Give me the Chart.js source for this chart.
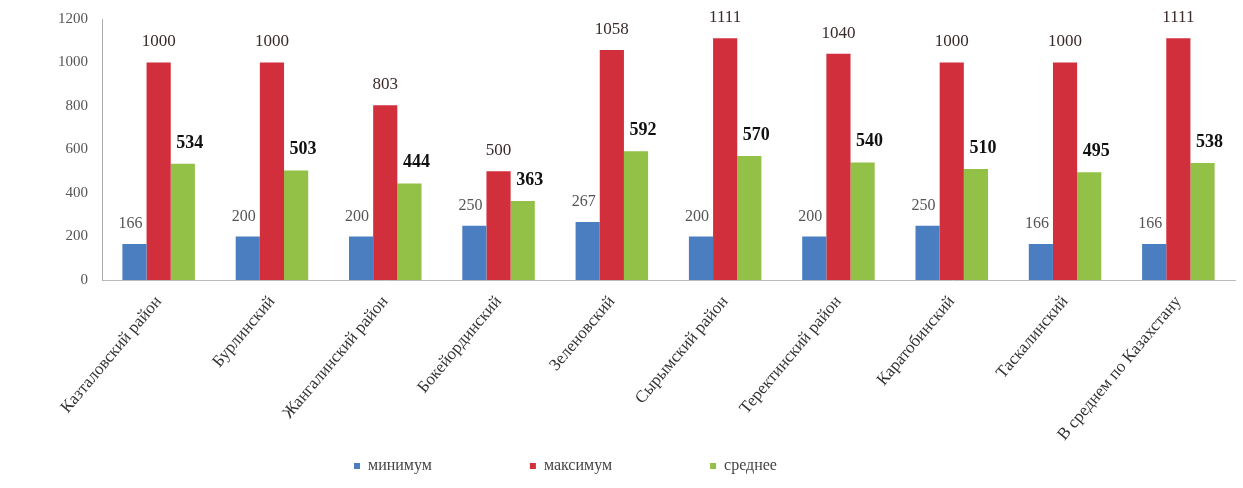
<!DOCTYPE html>
<html>
<head>
<meta charset="utf-8">
<script src="https://cdn.jsdelivr.net/npm/chart.js@4/dist/chart.umd.min.js"></script>
<style>
    html, body { margin: 0; padding: 0; background: #fff; }
    #wrap { width: 1243px; height: 488px; }
</style>
</head>
<body>
<div id="wrap"><canvas id="chart"></canvas></div>
<script>
// Chart data
const categories = [
    'Казталовский район', 'Бурлинский', 'Жангалинский район', 'Бокейординский',
    'Зеленовский', 'Сырымский район', 'Теректинский район', 'Каратобинский',
    'Таскалинский', 'В среднем по Казахстану'
];
const seriesNames = ['минимум', 'максимум', 'среднее'];
const minValues = [166, 200, 200, 250, 267, 200, 200, 250, 166, 166];
const maxValues = [1000, 1000, 803, 500, 1058, 1111, 1040, 1000, 1000, 1111];
const avgValues = [534, 503, 444, 363, 592, 570, 540, 510, 495, 538];
const yTicks = [0, 200, 400, 600, 800, 1000, 1200];

const COLORS = ['#4A7EC0', '#D22F3C', '#93C047'];
const SERIF = '"Liberation Serif", "DejaVu Serif", serif';
// trailing blanks after each legend entry, to spread the entries out like the original
const LEGEND_GAPS = [22, 22, 38];

// Value labels above the bars (no datalabels plugin available offline)
const valueLabels = {
    id: 'valueLabels',
    afterDatasetsDraw(chart) {
        const ctx = chart.ctx;
        const styles = [
            { font: '16px ' + SERIF, color: '#555', dx: -4 },
            { font: '17px ' + SERIF, color: '#3a2a2a', dx: 0 },
            { font: 'bold 18px ' + SERIF, color: '#111', dx: 7 }
        ];
        ctx.save();
        ctx.textAlign = 'center';
        ctx.textBaseline = 'bottom';
        chart.data.datasets.forEach((ds, i) => {
            const meta = chart.getDatasetMeta(i);
            const st = styles[i];
            ctx.font = st.font;
            ctx.fillStyle = st.color;
            meta.data.forEach((bar, j) => {
                ctx.fillText(String(ds.data[j]), bar.x + st.dx, bar.y - 12);
            });
        });
        ctx.restore();
    }
};

new Chart(document.getElementById('chart'), {
    type: 'bar',
    data: {
        labels: categories,
        datasets: [
            { label: seriesNames[0], data: minValues, backgroundColor: COLORS[0] },
            { label: seriesNames[1], data: maxValues, backgroundColor: COLORS[1] },
            { label: seriesNames[2], data: avgValues, backgroundColor: COLORS[2] }
        ]
    },
    options: {
        responsive: true,
        maintainAspectRatio: false,
        animation: false,
        layout: { padding: { left: 48, right: 8, top: 10, bottom: 4 } },
        datasets: { bar: { barPercentage: 1.0, categoryPercentage: 0.64 } },
        plugins: {
            legend: {
                position: 'bottom',
                labels: {
                    font: { family: SERIF, size: 16 },
                    color: '#444',
                    boxWidth: 6,
                    boxHeight: 6,
                    padding: 10,
                    generateLabels(chart) {
                        const items = Chart.defaults.plugins.legend.labels.generateLabels(chart);
                        items.forEach((it, i) => { it.text += '\u00A0'.repeat(LEGEND_GAPS[i]); });
                        return items;
                    }
                }
            },
            tooltip: { enabled: false }
        },
        scales: {
            x: {
                grid: { display: false, drawTicks: false },
                border: { color: '#bbb' },
                afterFit: scale => { scale.height = 168; },
                ticks: {
                    font: { family: SERIF, size: 17 },
                    color: '#333',
                    maxRotation: 50,
                    minRotation: 50,
                    padding: 12
                }
            },
            y: {
                min: 0,
                max: 1200,
                afterBuildTicks: axis => { axis.ticks = yTicks.map(v => ({ value: v })); },
                grid: { display: false, drawTicks: true, tickLength: 4 },
                border: { color: '#aaa' },
                ticks: {
                    font: { family: SERIF, size: 15 },
                    color: '#555',
                    padding: 10,
                    callback: v => String(v)
                }
            }
        }
    },
    plugins: [valueLabels]
});
</script>
</body>
</html>
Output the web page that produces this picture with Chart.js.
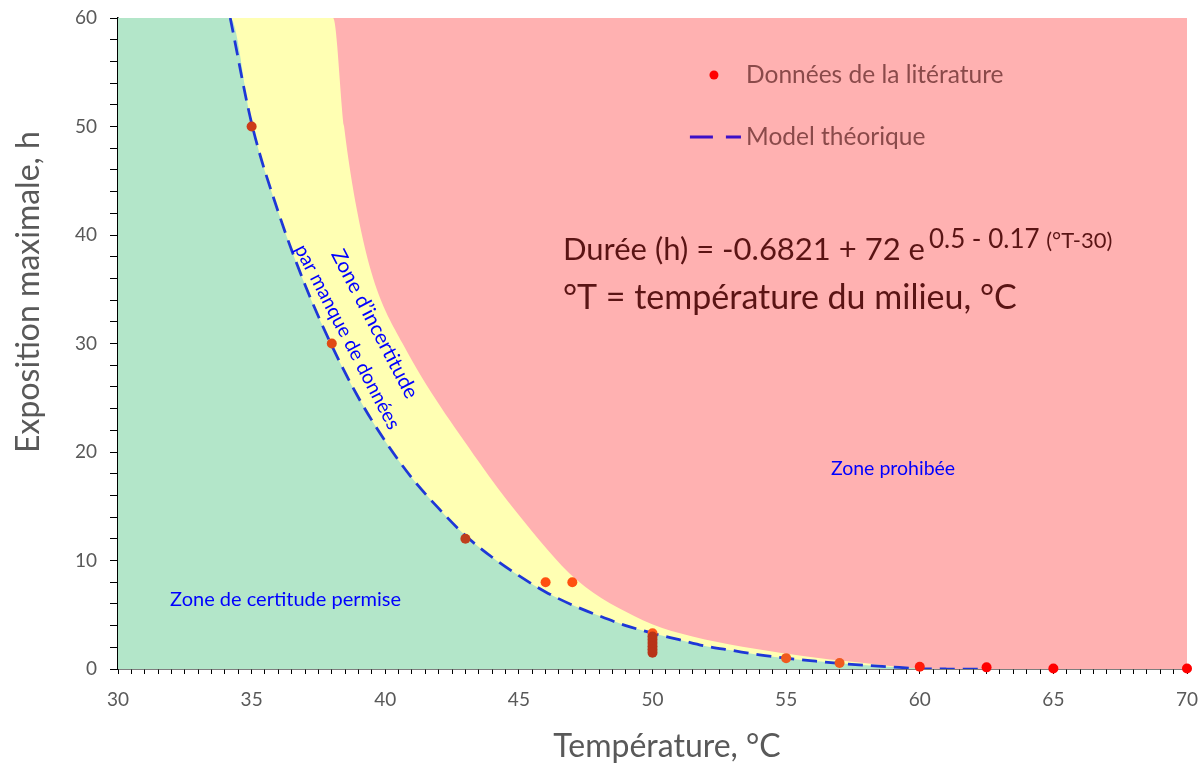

• Task description: Print every entry above again without changing a word, and omit the pictures.

• Result for this exercise:
Give me the Chart.js source for this chart.
<!DOCTYPE html>
<html>
<head>
<meta charset="utf-8">
<script src="https://cdn.jsdelivr.net/npm/chart.js@4/dist/chart.umd.min.js"></script>
<style>
    html, body { margin: 0; padding: 0; background: #fff; }
    #wrap { width: 1243px; height: 488px; }
</style>
</head>
<body>
<div id="wrap"><canvas id="chart"></canvas></div>
<script>
// Chart data
const categories = [
    'Казталовский район', 'Бурлинский', 'Жангалинский район', 'Бокейординский',
    'Зеленовский', 'Сырымский район', 'Теректинский район', 'Каратобинский',
    'Таскалинский', 'В среднем по Казахстану'
];
const seriesNames = ['минимум', 'максимум', 'среднее'];
const minValues = [166, 200, 200, 250, 267, 200, 200, 250, 166, 166];
const maxValues = [1000, 1000, 803, 500, 1058, 1111, 1040, 1000, 1000, 1111];
const avgValues = [534, 503, 444, 363, 592, 570, 540, 510, 495, 538];
const yTicks = [0, 200, 400, 600, 800, 1000, 1200];

const COLORS = ['#4A7EC0', '#D22F3C', '#93C047'];
const SERIF = '"Liberation Serif", "DejaVu Serif", serif';
// trailing blanks after each legend entry, to spread the entries out like the original
const LEGEND_GAPS = [22, 22, 38];

// Value labels above the bars (no datalabels plugin available offline)
const valueLabels = {
    id: 'valueLabels',
    afterDatasetsDraw(chart) {
        const ctx = chart.ctx;
        const styles = [
            { font: '16px ' + SERIF, color: '#555', dx: -4 },
            { font: '17px ' + SERIF, color: '#3a2a2a', dx: 0 },
            { font: 'bold 18px ' + SERIF, color: '#111', dx: 7 }
        ];
        ctx.save();
        ctx.textAlign = 'center';
        ctx.textBaseline = 'bottom';
        chart.data.datasets.forEach((ds, i) => {
            const meta = chart.getDatasetMeta(i);
            const st = styles[i];
            ctx.font = st.font;
            ctx.fillStyle = st.color;
            meta.data.forEach((bar, j) => {
                ctx.fillText(String(ds.data[j]), bar.x + st.dx, bar.y - 12);
            });
        });
        ctx.restore();
    }
};

new Chart(document.getElementById('chart'), {
    type: 'bar',
    data: {
        labels: categories,
        datasets: [
            { label: seriesNames[0], data: minValues, backgroundColor: COLORS[0] },
            { label: seriesNames[1], data: maxValues, backgroundColor: COLORS[1] },
            { label: seriesNames[2], data: avgValues, backgroundColor: COLORS[2] }
        ]
    },
    options: {
        responsive: true,
        maintainAspectRatio: false,
        animation: false,
        layout: { padding: { left: 48, right: 8, top: 10, bottom: 4 } },
        datasets: { bar: { barPercentage: 1.0, categoryPercentage: 0.64 } },
        plugins: {
            legend: {
                position: 'bottom',
                labels: {
                    font: { family: SERIF, size: 16 },
                    color: '#444',
                    boxWidth: 6,
                    boxHeight: 6,
                    padding: 10,
                    generateLabels(chart) {
                        const items = Chart.defaults.plugins.legend.labels.generateLabels(chart);
                        items.forEach((it, i) => { it.text += '\u00A0'.repeat(LEGEND_GAPS[i]); });
                        return items;
                    }
                }
            },
            tooltip: { enabled: false }
        },
        scales: {
            x: {
                grid: { display: false, drawTicks: false },
                border: { color: '#bbb' },
                afterFit: scale => { scale.height = 168; },
                ticks: {
                    font: { family: SERIF, size: 17 },
                    color: '#333',
                    maxRotation: 50,
                    minRotation: 50,
                    padding: 12
                }
            },
            y: {
                min: 0,
                max: 1200,
                afterBuildTicks: axis => { axis.ticks = yTicks.map(v => ({ value: v })); },
                grid: { display: false, drawTicks: true, tickLength: 4 },
                border: { color: '#aaa' },
                ticks: {
                    font: { family: SERIF, size: 15 },
                    color: '#555',
                    padding: 10,
                    callback: v => String(v)
                }
            }
        }
    },
    plugins: [valueLabels]
});
</script>
</body>
</html>
Output the web page that produces this picture with Chart.js.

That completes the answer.